The right of Self-defence


Imagine the situation, when someone suddenly attacks you — say a man barges into your office with a gun, already firing bullets — you don’t have the luxury to sit and calculate, “hmm… should I strike back softly or strongly? What is the exact proportionate response?” No! The human instinct is to act and preserve life. That instinct, in law, is known as private defence.



For centuries, Hindu philosophy too has recognised this instinct — because Jeevan Raksha is not violence, it is an act of Dharma. Even the principle of Ahimsa, never meant passively allowing harm. It meant: do not cause unnecessary injury to other beings. But when life itself is under threat, the effort to protect that life is part of Ahimsa, because Ahimsa begins with protecting the living flame of one’s own existence.

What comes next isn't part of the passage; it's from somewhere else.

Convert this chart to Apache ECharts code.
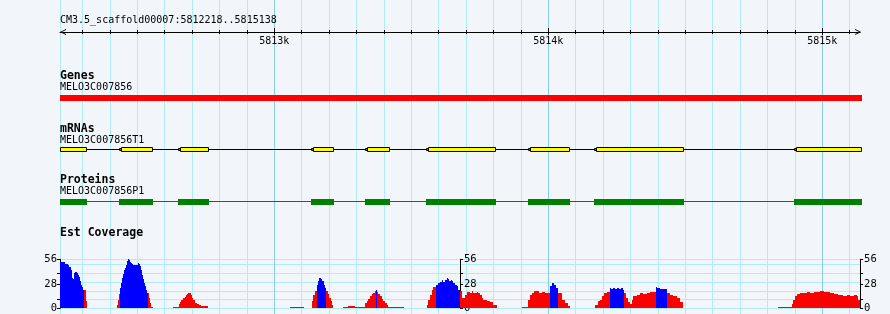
<!DOCTYPE html>
<html><head><meta charset="utf-8">
<script src="https://cdn.jsdelivr.net/npm/echarts@6/dist/echarts.min.js"></script>
<style>html,body{margin:0;padding:0;background:#f2f5fa}#c{width:890px;height:314px}</style>
</head><body><div id="c"></div>
<script>
// ---------- data ----------
const regionName = 'CM3.5_scaffold00007';
const regionStart = 5812218;
const regionEnd = 5815138;
const rulerLabelValues = [5813000, 5814000, 5815000];
const geneName = 'MELO3C007856';
const geneSpan = [5812218, 5815145];
const mrnaName = 'MELO3C007856T1';
const proteinName = 'MELO3C007856P1';
const exonStarts = [5812218, 5812433, 5812649, 5813134, 5813331, 5813554, 5813926, 5814167, 5814897];
const exonEnds   = [5812317, 5812557, 5812762, 5813218, 5813422, 5813809, 5814079, 5814495, 5815145];
const covMax = 56;
const covLabelValues = [0, 28, 56];
const covTickValues = [0, 10, 28, 40, 56];
// coverage steps: [offset from regionStart (bp), depth, 1 = blue / 0 = red]; last entry of a peak has depth 0
const peak1 = [[0,53,1],[17,51,1],[22,50.5,1],[29,49,1],[34,47,1],[39,43.5,1],[43,35,1],[46,33,1],[50,40,1],[54,41,1],[61,40,1],[66,38,1],[69,36,1],[73,31,1],[77,27,1],[80,24,1],[83,21,1],[86.5,20.5,0],[94,8,0],[98.5,0,0]];
const peak2 = [[208,4,0],[212,9,0],[215,16,0],[220,23,1],[224,29,1],[227.5,35,1],[231,39,1],[235,44,1],[238.5,46,1],[242,50,1],[246,54,1],[249.5,56,1],[253,55,1],[256.7,53,1],[260,52,1],[264,50.5,1],[267.6,49,1],[282,50,1],[286,51.7,1],[289.5,50.5,1],[293,48,1],[297,43.5,1],[300,38,1],[304,33,1],[308,29,1],[311.5,25,1],[315,21,1],[318.7,18,1],[322,18,0],[326,11.5,0],[329.6,6,0],[333,2,0],[338,0,0]];
const peak3 = [[414,1,0],[435,5,0],[439,7,0],[443,9,0],[446,10,0],[450,12,0],[455,13,0],[459,15,0],[462,16,0],[467,17,0],[477,15,0],[480,12,0],[484,10,0],[488,9,0],[492,6.5,0],[499,5,0],[506,4,0],[513,3,0],[539,0,0]];
const peak4 = [[840,1.2,0],[891,0,0],[919,8.5,0],[925,15,0],[931,20,0],[937,27,1],[941,31,1],[946,35,1],[952,33.5,1],[957,31,1],[963,27,1],[967,23,1],[971,20,0],[977,16,0],[983,11.5,0],[988,8,0],[993,4,0],[997.5,0,0]];
const peak5 = [[1034,2,0],[1052,2.7,0],[1077,2,0],[1113,5.8,0],[1119,8.5,0],[1125,11,0],[1131,14,0],[1138,16,0],[1143,18,0],[1150,19.7,0],[1153,21,1],[1157,19,0],[1162,16,0],[1168,14,0],[1174,11,0],[1180,8.5,0],[1186,6,0],[1192,3.5,0],[1198,2,0],[1204,1.5,0],[1256,0,0]];
const peak6 = [[1338,4,0],[1344,9.5,0],[1350,15,0],[1357,21,0],[1363,24,0],[1372,27,1],[1381,29,1],[1387,30,1],[1393,32,1],[1399,30,1],[1405,32,1],[1411,35,1],[1417,33,1],[1421,31,1],[1426,32,1],[1431,31,1],[1436,29,1],[1442,27,1],[1448,25,1],[1453,21,1],[1460,20,0],[1466,12,0],[1478,15,0],[1484,19,0],[1490,19,0],[1496,17,0],[1503,19.5,0],[1508,18,0],[1515,17,0],[1521,19,0],[1527,18,0],[1533,15,0],[1539,12,0],[1545,10,0],[1557,8.5,0],[1569,7,0],[1581,4,0],[1594,0,0]];
const peak7 = [[1685,2,0],[1709,9.5,0],[1716,15,0],[1722,18,0],[1730,19.5,0],[1749,18,0],[1758,19,0],[1770,18,0],[1788,25.5,1],[1795,29,1],[1803,27,1],[1810,23,1],[1818,17,0],[1831,9.5,0],[1843,6,0],[1855,2.5,0],[1861,0,0]];
const peak8 = [[1953,4,0],[1962,8,0],[1971,9.5,0],[1977,13.5,0],[1986,17,0],[1995,19,0],[2007,23.5,1],[2011,21.5,1],[2017,23.5,1],[2025,22.5,1],[2032,23.5,1],[2040,22.5,1],[2047,23.5,1],[2055,21,1],[2058,17,0],[2065,11.5,0],[2074,7,0],[2080,5,0],[2087,9.5,0],[2093,13.5,0],[2105,15,0],[2117,17,0],[2129,16.5,0],[2141,18,0],[2153,19,0],[2166,18.5,0],[2174,24.5,1],[2180,23,1],[2190,22.5,1],[2202,22,1],[2214,17,0],[2227,15,0],[2239,13.5,0],[2251,11.5,0],[2263,7.5,0],[2272,0,0]];
const peak9 = [[2622,1.2,0],[2670,5,0],[2676,10,0],[2683,13.5,0],[2689,16,0],[2701,18,0],[2716,17.5,0],[2726,18.5,0],[2737,18,0],[2750,19,0],[2774,19.7,0],[2789,18.5,0],[2810,17.4,0],[2823,16,0],[2841,15.4,0],[2859,14.5,0],[2872,15.4,0],[2883,14.5,0],[2896,15.4,0],[2908,13.5,0],[2914,9.5,0],[2920,0,0]];
const peaks = [peak1, peak2, peak3, peak4, peak5, peak6, peak7, peak8, peak9];

// ---------- layout / style ----------
const BG = '#f2f5fa', GRID_MINOR = '#afeeee', GRID_MAJOR = '#87ceeb';
const PX_PER_BP = 0.274;
const PLOT_LEFT = 60;
const PLOT_W = (regionEnd - regionStart) * PX_PER_BP;
const MONO = '"DejaVu Sans Mono", "Liberation Mono", monospace';

const minorTickValues = [];
for (let v = Math.ceil((regionStart + 1) / 100) * 100; v < regionEnd; v += 100) minorTickValues.push(v);

const covSegments = [];
peaks.forEach(p => {
  for (let i = 0; i < p.length - 1; i++) {
    if (p[i][1] > 0) covSegments.push([regionStart + p[i][0], regionStart + p[i + 1][0], p[i][1], p[i][2]]);
  }
});
const exonData = exonStarts.map((s, i) => [s, exonEnds[i], i]);

const minorMin = Math.floor(regionStart / 100) * 100, minorMax = Math.ceil(regionEnd / 100) * 100;
const majorMin = rulerLabelValues[0], majorMax = rulerLabelValues[rulerLabelValues.length - 1];

const grids = [
  {left: PLOT_LEFT - (regionStart - minorMin) * PX_PER_BP, top: 0, width: (minorMax - minorMin) * PX_PER_BP, height: 314},
  {left: PLOT_LEFT + (majorMin - regionStart) * PX_PER_BP, top: 0, width: (majorMax - majorMin) * PX_PER_BP, height: 314},
  {left: PLOT_LEFT, top: 0, width: PLOT_W, height: 314},
  {left: PLOT_LEFT, top: 32, width: PLOT_W, height: 10},
  {left: PLOT_LEFT, top: 95, width: PLOT_W, height: 6},
  {left: PLOT_LEFT, top: 147, width: PLOT_W, height: 5},
  {left: PLOT_LEFT, top: 199, width: PLOT_W, height: 6},
  {left: PLOT_LEFT, top: 259.3, width: PLOT_W, height: 49}
];

const hiddenX = g => ({type: 'value', gridIndex: g, min: regionStart, max: regionEnd, show: false});
const hiddenY = g => ({type: 'value', gridIndex: g, min: 0, max: 1, show: false});
const rulerAxis = (ticks, inside, len, withLine, withLabel) => ({
  type: 'value', gridIndex: 3, position: 'top', min: regionStart, max: regionEnd,
  axisLine: {show: withLine, onZero: false, lineStyle: {color: '#000', width: 1},
    symbol: ['path://M0,10L5,0L10,10L8.4,10L5,3.2L1.6,10Z', 'path://M0,10L5,0L10,10L8.4,10L5,3.2L1.6,10Z'],
    symbolSize: [9, 6], symbolOffset: [3, -2]},
  axisTick: {show: true, inside: inside, length: len, customValues: ticks, lineStyle: {color: '#000', width: 1}},
  axisLabel: {show: withLabel, inside: true, margin: 4, customValues: rulerLabelValues,
    formatter: v => (v / 1000) + 'k', color: '#000', fontFamily: MONO, fontSize: 10},
  splitLine: {show: false}
});
const covAxis = (pos, offset) => ({
  type: 'value', gridIndex: 7, position: pos, offset: offset, min: 0, max: covMax,
  axisLine: {show: true, onZero: false, lineStyle: {color: '#000', width: 1}},
  axisTick: {show: true, length: 3, customValues: covTickValues, lineStyle: {color: '#000'}},
  axisLabel: {show: true, margin: pos === 'left' ? 3 : 4, customValues: covLabelValues,
    color: '#000', fontFamily: MONO, fontSize: 10.5},
  splitLine: {show: false}
});

const xAxis = [
  {type: 'value', gridIndex: 0, min: minorMin, max: minorMax, interval: 100,
   axisLine: {show: false}, axisTick: {show: false}, axisLabel: {show: false},
   splitLine: {show: true, showMinLine: false, showMaxLine: false, lineStyle: {color: GRID_MINOR, width: 1}}},
  {type: 'value', gridIndex: 1, min: majorMin, max: majorMax, interval: 1000,
   axisLine: {show: false}, axisTick: {show: false}, axisLabel: {show: false},
   splitLine: {show: true, lineStyle: {color: GRID_MAJOR, width: 1}}},
  hiddenX(2),
  rulerAxis(minorTickValues, true, 2, true, true),
  rulerAxis(minorTickValues, false, 2, false, false),
  rulerAxis(rulerLabelValues, true, 3, false, false),
  rulerAxis(rulerLabelValues, false, 4, false, false),
  hiddenX(4), hiddenX(5), hiddenX(6), hiddenX(7)
];
const yAxis = [
  hiddenY(0), hiddenY(1),
  {type: 'value', gridIndex: 2, min: 0, max: 1, position: 'left',
   axisLine: {show: true, onZero: false, lineStyle: {color: GRID_MINOR}}, axisTick: {show: false},
   axisLabel: {show: false}, splitLine: {show: false}},
  hiddenY(3), hiddenY(4), hiddenY(5), hiddenY(6),
  {type: 'value', gridIndex: 7, min: 0, max: covMax, interval: 10,
   axisLine: {show: false}, axisTick: {show: false}, axisLabel: {show: false},
   splitLine: {show: true, showMaxLine: true, lineStyle: {color: GRID_MINOR, width: 1}}},
  covAxis('left', 0),
  covAxis('right', -PLOT_W / 2),
  covAxis('right', 0)
];

const label = (t, x, y, bold) => ({type: 'text', x: x, y: y, silent: true, z: 10,
  style: {text: t, fill: '#000', verticalAlign: 'top',
    font: (bold ? 'bold 11.5px ' : '10px ') + MONO}});

const series = [
  { // coverage
    type: 'custom', xAxisIndex: 10, yAxisIndex: 7, data: covSegments, z: 3,
    renderItem: (params, api) => {
      const a = api.coord([api.value(0), api.value(2)]);
      const b = api.coord([api.value(1), 0]);
      const x0 = Math.round(a[0]);
      let x1 = Math.round(b[0]);
      if (x1 <= x0) x1 = x0 + 1;
      const y0 = Math.round(a[1]), y1 = Math.round(b[1]);
      return {type: 'rect', shape: {x: x0, y: y0, width: x1 - x0, height: y1 - y0},
        style: {fill: api.value(3) ? '#0000ff' : '#ff0000'}};
    }
  },
  { // gene
    type: 'custom', xAxisIndex: 7, yAxisIndex: 4, data: [geneSpan], z: 3,
    renderItem: (params, api) => {
      const a = api.coord([api.value(0), 1]), b = api.coord([api.value(1), 0]);
      return {type: 'rect', shape: {x: Math.round(a[0]), y: a[1], width: Math.round(b[0]) - Math.round(a[0]), height: b[1] - a[1]},
        style: {fill: '#ff0000'}};
    }
  },
  { // mRNA backbone
    type: 'custom', xAxisIndex: 8, yAxisIndex: 5, data: [[exonStarts[0], exonEnds[exonEnds.length - 1]]], z: 3,
    renderItem: (params, api) => {
      const a = api.coord([api.value(0), 0.5]), b = api.coord([api.value(1), 0.5]);
      const y = Math.floor(a[1]) + 0.5;
      return {type: 'line', shape: {x1: a[0], y1: y, x2: b[0], y2: y}, style: {stroke: '#000', lineWidth: 1}};
    }
  },
  { // mRNA exons
    type: 'custom', xAxisIndex: 8, yAxisIndex: 5, data: exonData, z: 4,
    renderItem: (params, api) => {
      const a = api.coord([api.value(0), 1]), b = api.coord([api.value(1), 0]);
      const x0 = Math.round(a[0]), x1 = Math.round(b[0]);
      const y0 = Math.round(a[1]), y1 = Math.round(b[1]);
      const children = [];
      let bx = x0;
      if (api.value(2) > 0) {
        children.push({type: 'rect', shape: {x: x0 + 0.5, y: y0 + 1.5, width: 1.5, height: y1 - y0 - 3},
          style: {fill: '#ffff00', stroke: '#000', lineWidth: 1}});
        bx = x0 + 2;
      }
      children.push({type: 'rect', shape: {x: bx + 0.5, y: y0 + 0.5, width: x1 - bx - 1, height: y1 - y0 - 1},
        style: {fill: '#ffff00', stroke: '#000', lineWidth: 1}});
      return {type: 'group', children: children};
    }
  },
  { // protein backbone
    type: 'custom', xAxisIndex: 9, yAxisIndex: 6, data: [[exonStarts[0], exonEnds[exonEnds.length - 1]]], z: 3,
    renderItem: (params, api) => {
      const a = api.coord([api.value(0), 0.6]), b = api.coord([api.value(1), 0.6]);
      const y = Math.floor(a[1]) + 0.5;
      return {type: 'line', shape: {x1: a[0], y1: y, x2: b[0], y2: y}, style: {stroke: '#008000', lineWidth: 1}};
    }
  },
  { // protein CDS
    type: 'custom', xAxisIndex: 9, yAxisIndex: 6, data: exonData, z: 4,
    renderItem: (params, api) => {
      const a = api.coord([api.value(0), 1]), b = api.coord([api.value(1), 0]);
      const x0 = Math.round(a[0]), x1 = Math.round(b[0]);
      return {type: 'rect', shape: {x: x0, y: Math.round(a[1]), width: x1 - x0, height: Math.round(b[1]) - Math.round(a[1])},
        style: {fill: '#008000'}};
    }
  }
];

const chart = echarts.init(document.getElementById('c'), null, {renderer: 'canvas'});
chart.setOption({
  backgroundColor: BG,
  animation: false,
  grid: grids,
  xAxis: xAxis,
  yAxis: yAxis,
  series: series,
  graphic: [
    label(regionName + ':' + regionStart + '..' + regionEnd, 60, 15.8, false),
    label('Genes', 60, 70, true),
    label(geneName, 60, 82.8, false),
    label('mRNAs', 60, 123.3, true),
    label(mrnaName, 60, 135.2, false),
    label('Proteins', 60, 174.3, true),
    label(proteinName, 60, 186.8, false),
    label('Est Coverage', 60, 226.6, true)
  ]
});
</script>
</body></html>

Yet, in courtrooms, judges often treated private defence like a secondary excuse: “Yes, maybe you saved your life, but was your counter‑action exactly proportionate?” Although, The Supreme Court in Rakesh Dutt Sharma Vs. State of Uttarakhand (2025) reminded us of this reality. It leaned on the earlier Darshan Singh Vs. State of Punjab (2010) case, where a doctor in his own clinic was shot at, and fired back to protect life. The Supreme Court said clearly: self‑defence cannot be weighed in golden scales. You cannot expect mathematical perfection when survival is at stake. 


Now, as a vegan, I feel that to protect your own life or the life of an innocent animal under assault — that is the truest practice of Ahimsa. Because life is sacred, whether it is the trembling goat at the butcher’s shop or the trembling doctor in a clinic. Both deserve defence. Both deserve the shield of protection.


If you read my next post on the *Right of Self-defence under the Indian Penal Code (IPC)*, you may find through various real-life stories that survival is not a sin. Protecting life — human or non‑human — is not cruelty, it is compassion in action. The law must breathe with the realities of India, where dangers come suddenly, and instincts guide action. In that moment, self‑defence is true Dharma.